Moorook is a town and locality in Australian state of South Australia. It is part of a series of towns surrounding lakes in the Riverland region in Australia. At the 2016 census, Moorook had a population of 189.

The town of Moorook was surveyed in April 1922 on the left bank of the Murray River where it flows north between Loxton and Kingston on Murray. Moorook is just downstream of Moorook Island and upstream of most of Moorook Game Reserve which surrounds and contains Wachtels Lagoon.

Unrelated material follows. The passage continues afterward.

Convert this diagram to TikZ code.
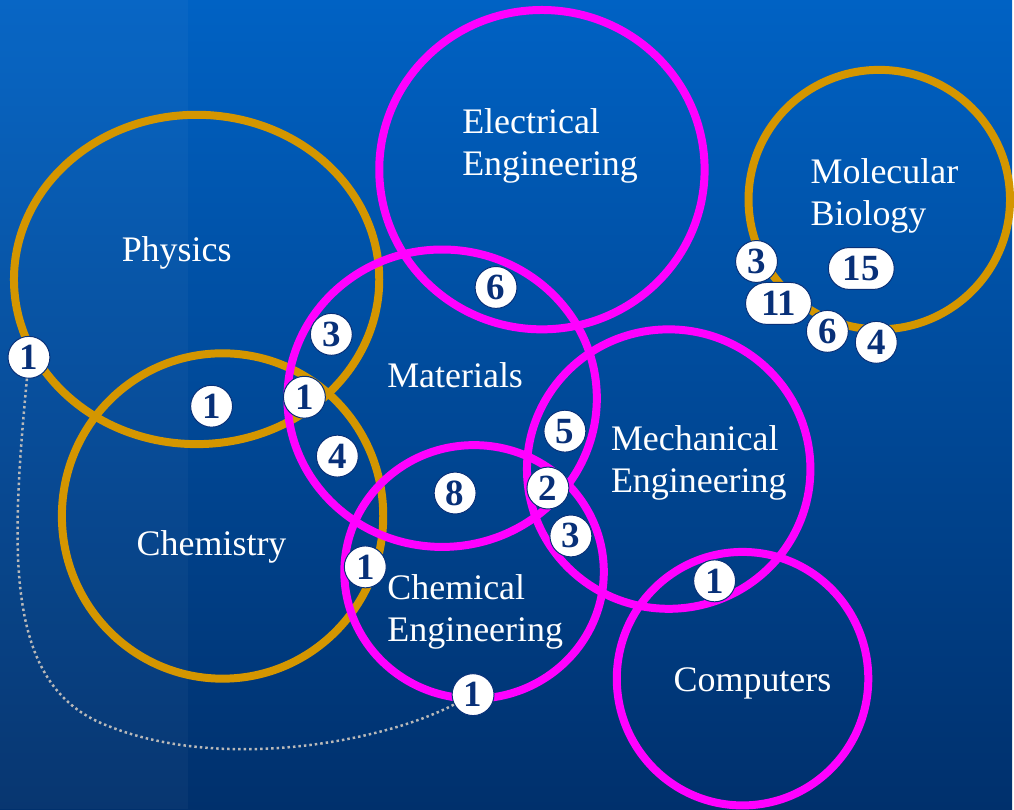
\documentclass[tikz,border=0pt]{standalone}
\usepackage{fontspec}
\setmainfont{Liberation Serif}
\usetikzlibrary{shapes.misc}
\definecolor{gold}{RGB}{212,150,0}
\definecolor{pink}{RGB}{255,0,255}
\definecolor{navy}{RGB}{8,48,120}
\definecolor{bgtop}{RGB}{0,98,196}
\definecolor{bgbot}{RGB}{0,48,108}
\begin{document}
\begin{tikzpicture}[x=1pt, y=-1pt,
    ring/.style={line width=8pt},
    field/.style={text=white, font=\fontsize{36}{42}\selectfont, align=left, inner sep=0pt},
    badge/.style={circle, fill=white, draw=navy, line width=1pt, minimum size=42pt, inner sep=0pt, text=navy, font=\fontsize{37}{37}\selectfont\bfseries},
    pill/.style={badge, rounded rectangle, minimum width=66pt},
    dots/.style={gray!55!white, line width=2.5pt, dash pattern=on 2.5pt off 3pt}]
    \shade[top color=bgtop, bottom color=bgbot] (0,0) rectangle (1014,811);
    \fill[white, opacity=0.03] (0,0) rectangle (188,811);
    % gold rings
    \draw[gold, ring] (197,280) ellipse [x radius=183pt, y radius=165pt];
    \draw[gold, ring] (223,517) ellipse [x radius=161pt, y radius=163pt];
    \draw[gold, ring] (881,200) ellipse [x radius=131pt, y radius=130pt];
    % pink rings
    \draw[pink, ring] (543,170) ellipse [x radius=163pt, y radius=160pt];
    \draw[pink, ring] (443,399) ellipse [x radius=155pt, y radius=149pt];
    \draw[pink, ring] (670,470) ellipse [x radius=142pt, y radius=140pt];
    \draw[pink, ring] (475,573) ellipse [x radius=130pt, y radius=127pt];
    \draw[pink, ring] (744,680) ellipse [x radius=126pt, y radius=127pt];
    % labels
    \node[field] (phys) at (177,253) {Physics};
    \node[field] (chem) at (212,548) {Chemistry};
    \node[field] (mat) at (456,376) {Materials};
    \node[field] (comp) at (754,685) {Computers};
    \node[field, anchor=west] (ee) at (463,146) {Electrical\\Engineering};
    \node[field, anchor=west] (bio) at (812,196) {Molecular\\Biology};
    \node[field, anchor=west] (me) at (612,464) {Mechanical\\Engineering};
    \node[field, anchor=west] (che) at (388,613) {Chemical\\Engineering};
    % counts
    \foreach \n/\x/\y/\t in {1/29/358/1, 2/212/407/1, 3/332/335/3, 4/305/398/1, 5/338/457/4,
        6/497/288/6, 7/566/432/5, 8/456/494/8, 9/549/489/2, 10/572/537/3, 11/366/568/1,
        12/716/582/1, 13/474/696/1, 14/758/262/3, 17/829/332/6, 18/878/343/4}
        \node[badge] (b\n) at (\x,\y) {\t};
    \node[pill] (b15) at (863,269) {15};
    \node[pill] (b16) at (780,304) {11};
    \draw[dots] (b1) .. controls (10,560) and (5,690) .. (110,728) .. controls (220,772) and (380,745) .. (b13);
\end{tikzpicture}
\end{document}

Moorook is a few kilometres south of the Sturt Highway and is a few kilometres northeast of the terminus of the former Moorook railway line.

Village settlement

Moorook had earlier been one of the experimental Village Settlements. These were established by the South Australian government under Part VII of the Crown Lands Amendment Act 1893, in an attempt to mitigate the effects of the depression then affecting the Colony.

Hundred of Moorook

The Hundred of Moorook was proclaimed in 1893 to facilitate closer settlement of that part of the County of Albert. The Hundred extends from the Murray River on its northern and northeastern boundary south almost to the Stott Highway and town of Wunkar. it includes the towns of Kingston On Murray and Moorook as well as the localities of Wigley Flat, Yinkanie, Wappilka and most of Woolpunda. The Moorook railway line extended to service the hundred from 1925.